Barry: You have to! For some unknown reason, he's taken with you. So, we go, I charm him, ditch you, and my life of nonstop toga adventures begins.
Erica: I guess that would mean that you'd have to move out of our dorm and I'd never see your dumb face again.
Barry: We see it the same way. Now time to practice my lovable frat-brother antics, like crushing beer cans against my forehead. [fails] I know your weak spot, Mr. Pibb! [fails again] Ah! I'm softening it up. Aah!

Quote from Beverly

Adult Adam: [v.o.] It was October 16th, 1980-something, and my mom was still adjusting to the fact that there was only one kid in the house to cook for.
Beverly: Adam, breakfast!
Adam: Uh, I already had some Mr.
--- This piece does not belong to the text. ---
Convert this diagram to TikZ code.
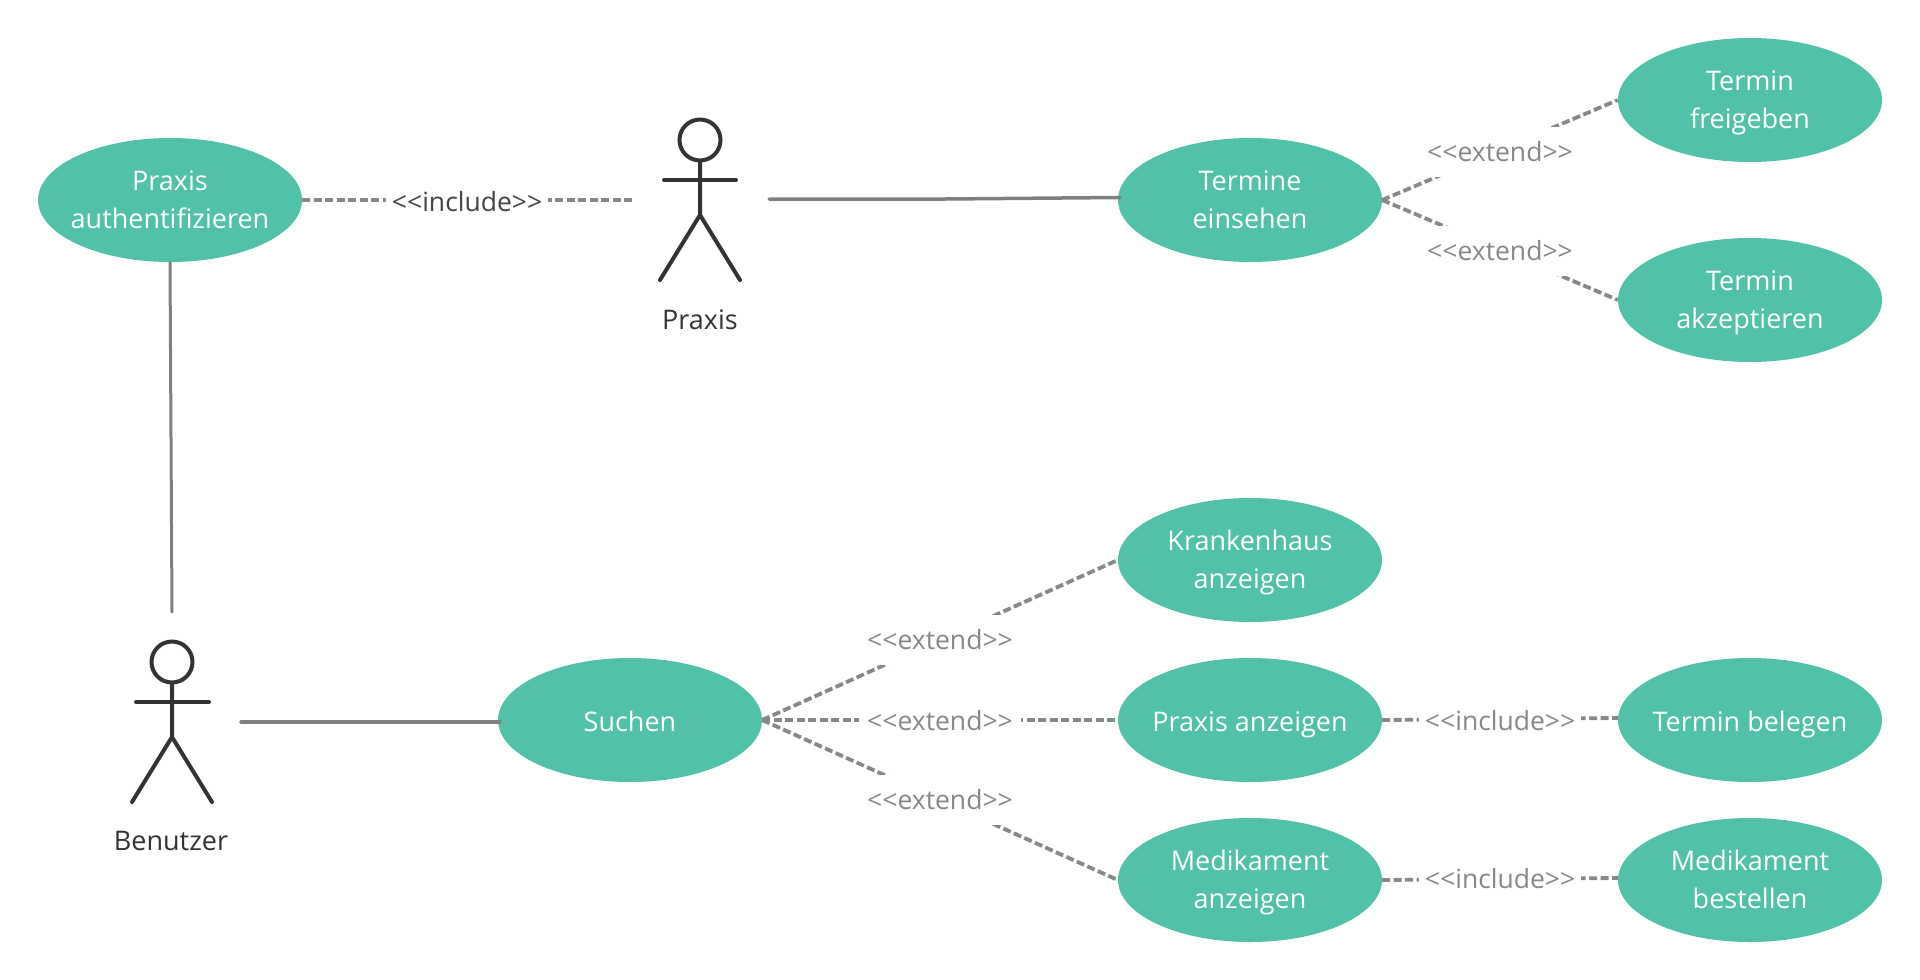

T cereal.
Beverly: Well... I pity the fool who doesn't eat my pigs in a blanket.
Pops: Again you made too much. Your two other kids are off in college. How do you not know that by now?

Quote from Beverly

Beverly: Oh, I'm just fueling Adam up with high-energy meats for our big day.
Adam: Big day? With me? And also you?
Beverly: Surprise! It's robot-themed.
Adam: Robots?
Pops: Adam, she knows your greatest weakness.
Beverly: We start off by going to a matinee of this new movie called The Terminator and then we move to Kiddie City to pick up the Transformer toy of your choice and, for the finale, we're gonna see Styx at the Spectrum perform Mr. Roboto.
Adam: While I appreciate the pandering, I'm afraid I already have plans with Dave Kim.
Beverly: Dave Kim? You're gonna blow off a day with me and robots for that four-eyed drip?
Adam: Yeah. We were just gonna hang, but now I think we're gonna do all your robot stuff instead. Thanks for the idea!

Quote from Pops

Pops: Beverly, enough with overwhelming Adam with all your love. You need to find someone else.
Beverly: Well, what have you got cooking today? You wanna see some robots?
Pops: Well, I'm pretty jammed up, but I know who you should ask... Your life partner.
Beverly: You just saw Adam leave.
Pops: I'm talking about Murray!
Beverly: Yeah. Murray's good at a lot of things, but doing stuff isn't one of them.
Pops: You used to go to movies, weekends down the shore. Go back to that magical time before you had kids and start living! Now's your chance.

Quote from Murray

Adult Adam: [v.o.] In that moment, my mom realized she had to get Murray out of his chair and into her life. It wasn't going to be easy.
Murray: [grumbles, sighs]
Beverly: Is that you saying "Good morning"?